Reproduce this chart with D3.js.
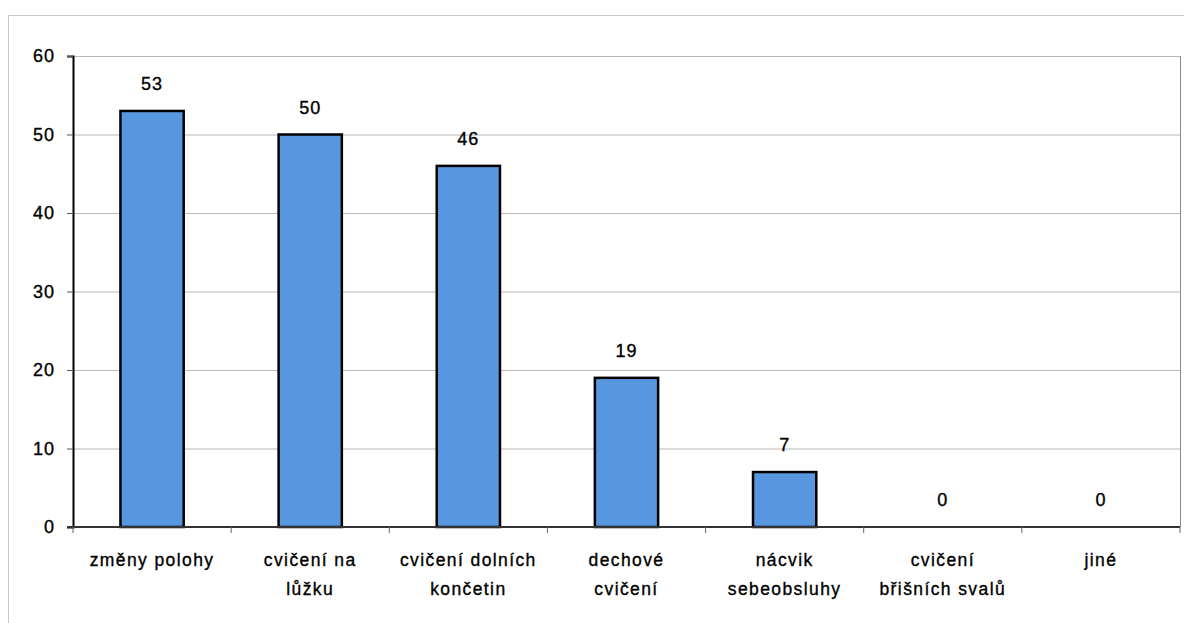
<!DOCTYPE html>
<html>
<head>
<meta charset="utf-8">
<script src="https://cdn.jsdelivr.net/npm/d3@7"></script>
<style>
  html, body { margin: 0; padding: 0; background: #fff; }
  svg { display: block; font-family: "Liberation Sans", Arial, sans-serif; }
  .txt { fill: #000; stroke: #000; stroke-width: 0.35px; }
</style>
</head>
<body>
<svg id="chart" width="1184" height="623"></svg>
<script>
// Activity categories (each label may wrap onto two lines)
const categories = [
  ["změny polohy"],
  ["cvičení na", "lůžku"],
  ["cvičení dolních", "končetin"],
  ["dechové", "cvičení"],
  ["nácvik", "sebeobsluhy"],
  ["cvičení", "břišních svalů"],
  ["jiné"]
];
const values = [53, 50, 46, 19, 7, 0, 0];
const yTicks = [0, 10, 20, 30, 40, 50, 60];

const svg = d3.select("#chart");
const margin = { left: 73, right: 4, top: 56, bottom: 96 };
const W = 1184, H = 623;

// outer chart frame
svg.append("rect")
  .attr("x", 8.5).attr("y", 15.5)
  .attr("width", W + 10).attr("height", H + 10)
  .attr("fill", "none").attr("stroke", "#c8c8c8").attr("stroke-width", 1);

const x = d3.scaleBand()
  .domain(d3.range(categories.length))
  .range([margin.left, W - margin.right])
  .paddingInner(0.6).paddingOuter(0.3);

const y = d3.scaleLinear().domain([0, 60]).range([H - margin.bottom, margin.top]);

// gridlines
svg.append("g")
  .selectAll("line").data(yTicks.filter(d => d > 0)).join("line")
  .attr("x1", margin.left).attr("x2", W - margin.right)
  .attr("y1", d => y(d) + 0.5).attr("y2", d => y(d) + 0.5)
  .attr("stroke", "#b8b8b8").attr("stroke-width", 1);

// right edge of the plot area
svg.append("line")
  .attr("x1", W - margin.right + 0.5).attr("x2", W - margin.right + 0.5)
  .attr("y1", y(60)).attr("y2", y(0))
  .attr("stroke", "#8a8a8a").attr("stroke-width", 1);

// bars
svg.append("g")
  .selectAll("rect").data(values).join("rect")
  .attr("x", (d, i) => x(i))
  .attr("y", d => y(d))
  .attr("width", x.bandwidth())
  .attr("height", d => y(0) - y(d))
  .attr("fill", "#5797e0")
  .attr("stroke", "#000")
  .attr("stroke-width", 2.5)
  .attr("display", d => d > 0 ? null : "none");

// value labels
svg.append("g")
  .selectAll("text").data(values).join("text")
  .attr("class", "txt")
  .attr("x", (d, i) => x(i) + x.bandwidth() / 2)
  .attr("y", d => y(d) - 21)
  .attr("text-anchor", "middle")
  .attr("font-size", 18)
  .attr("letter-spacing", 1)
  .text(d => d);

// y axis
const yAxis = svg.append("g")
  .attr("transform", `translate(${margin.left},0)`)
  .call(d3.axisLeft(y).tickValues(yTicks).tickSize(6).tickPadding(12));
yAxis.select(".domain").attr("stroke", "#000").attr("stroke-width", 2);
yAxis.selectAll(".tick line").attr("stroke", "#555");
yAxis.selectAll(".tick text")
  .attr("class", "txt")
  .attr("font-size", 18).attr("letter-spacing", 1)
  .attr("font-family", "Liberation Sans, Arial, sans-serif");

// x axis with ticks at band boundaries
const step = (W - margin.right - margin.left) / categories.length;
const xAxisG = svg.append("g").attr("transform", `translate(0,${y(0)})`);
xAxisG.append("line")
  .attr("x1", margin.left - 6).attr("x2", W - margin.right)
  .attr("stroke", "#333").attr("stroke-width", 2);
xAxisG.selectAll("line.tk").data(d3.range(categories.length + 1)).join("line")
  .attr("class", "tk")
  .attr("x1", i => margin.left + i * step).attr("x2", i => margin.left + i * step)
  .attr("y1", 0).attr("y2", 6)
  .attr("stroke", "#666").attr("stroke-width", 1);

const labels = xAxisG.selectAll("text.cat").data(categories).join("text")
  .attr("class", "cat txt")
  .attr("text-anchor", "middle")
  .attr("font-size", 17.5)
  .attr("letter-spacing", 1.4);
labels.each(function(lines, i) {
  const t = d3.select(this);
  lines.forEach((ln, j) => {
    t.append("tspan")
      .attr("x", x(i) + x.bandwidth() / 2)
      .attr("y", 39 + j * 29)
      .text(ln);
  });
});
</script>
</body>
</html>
——
- [WRITTEN REQUEST]: Copy each line exactly, and leave the pictures out of your copy.

- [EXERCISE SOLUTION]:
Reproduce this chart with D3.js.
<!DOCTYPE html>
<html>
<head>
<meta charset="utf-8">
<script src="https://cdn.jsdelivr.net/npm/d3@7"></script>
<style>
  html, body { margin: 0; padding: 0; background: #fff; }
  svg { display: block; font-family: "Liberation Sans", Arial, sans-serif; }
  .txt { fill: #000; stroke: #000; stroke-width: 0.35px; }
</style>
</head>
<body>
<svg id="chart" width="1184" height="623"></svg>
<script>
// Activity categories (each label may wrap onto two lines)
const categories = [
  ["změny polohy"],
  ["cvičení na", "lůžku"],
  ["cvičení dolních", "končetin"],
  ["dechové", "cvičení"],
  ["nácvik", "sebeobsluhy"],
  ["cvičení", "břišních svalů"],
  ["jiné"]
];
const values = [53, 50, 46, 19, 7, 0, 0];
const yTicks = [0, 10, 20, 30, 40, 50, 60];

const svg = d3.select("#chart");
const margin = { left: 73, right: 4, top: 56, bottom: 96 };
const W = 1184, H = 623;

// outer chart frame
svg.append("rect")
  .attr("x", 8.5).attr("y", 15.5)
  .attr("width", W + 10).attr("height", H + 10)
  .attr("fill", "none").attr("stroke", "#c8c8c8").attr("stroke-width", 1);

const x = d3.scaleBand()
  .domain(d3.range(categories.length))
  .range([margin.left, W - margin.right])
  .paddingInner(0.6).paddingOuter(0.3);

const y = d3.scaleLinear().domain([0, 60]).range([H - margin.bottom, margin.top]);

// gridlines
svg.append("g")
  .selectAll("line").data(yTicks.filter(d => d > 0)).join("line")
  .attr("x1", margin.left).attr("x2", W - margin.right)
  .attr("y1", d => y(d) + 0.5).attr("y2", d => y(d) + 0.5)
  .attr("stroke", "#b8b8b8").attr("stroke-width", 1);

// right edge of the plot area
svg.append("line")
  .attr("x1", W - margin.right + 0.5).attr("x2", W - margin.right + 0.5)
  .attr("y1", y(60)).attr("y2", y(0))
  .attr("stroke", "#8a8a8a").attr("stroke-width", 1);

// bars
svg.append("g")
  .selectAll("rect").data(values).join("rect")
  .attr("x", (d, i) => x(i))
  .attr("y", d => y(d))
  .attr("width", x.bandwidth())
  .attr("height", d => y(0) - y(d))
  .attr("fill", "#5797e0")
  .attr("stroke", "#000")
  .attr("stroke-width", 2.5)
  .attr("display", d => d > 0 ? null : "none");

// value labels
svg.append("g")
  .selectAll("text").data(values).join("text")
  .attr("class", "txt")
  .attr("x", (d, i) => x(i) + x.bandwidth() / 2)
  .attr("y", d => y(d) - 21)
  .attr("text-anchor", "middle")
  .attr("font-size", 18)
  .attr("letter-spacing", 1)
  .text(d => d);

// y axis
const yAxis = svg.append("g")
  .attr("transform", `translate(${margin.left},0)`)
  .call(d3.axisLeft(y).tickValues(yTicks).tickSize(6).tickPadding(12));
yAxis.select(".domain").attr("stroke", "#000").attr("stroke-width", 2);
yAxis.selectAll(".tick line").attr("stroke", "#555");
yAxis.selectAll(".tick text")
  .attr("class", "txt")
  .attr("font-size", 18).attr("letter-spacing", 1)
  .attr("font-family", "Liberation Sans, Arial, sans-serif");

// x axis with ticks at band boundaries
const step = (W - margin.right - margin.left) / categories.length;
const xAxisG = svg.append("g").attr("transform", `translate(0,${y(0)})`);
xAxisG.append("line")
  .attr("x1", margin.left - 6).attr("x2", W - margin.right)
  .attr("stroke", "#333").attr("stroke-width", 2);
xAxisG.selectAll("line.tk").data(d3.range(categories.length + 1)).join("line")
  .attr("class", "tk")
  .attr("x1", i => margin.left + i * step).attr("x2", i => margin.left + i * step)
  .attr("y1", 0).attr("y2", 6)
  .attr("stroke", "#666").attr("stroke-width", 1);

const labels = xAxisG.selectAll("text.cat").data(categories).join("text")
  .attr("class", "cat txt")
  .attr("text-anchor", "middle")
  .attr("font-size", 17.5)
  .attr("letter-spacing", 1.4);
labels.each(function(lines, i) {
  const t = d3.select(this);
  lines.forEach((ln, j) => {
    t.append("tspan")
      .attr("x", x(i) + x.bandwidth() / 2)
      .attr("y", 39 + j * 29)
      .text(ln);
  });
});
</script>
</body>
</html>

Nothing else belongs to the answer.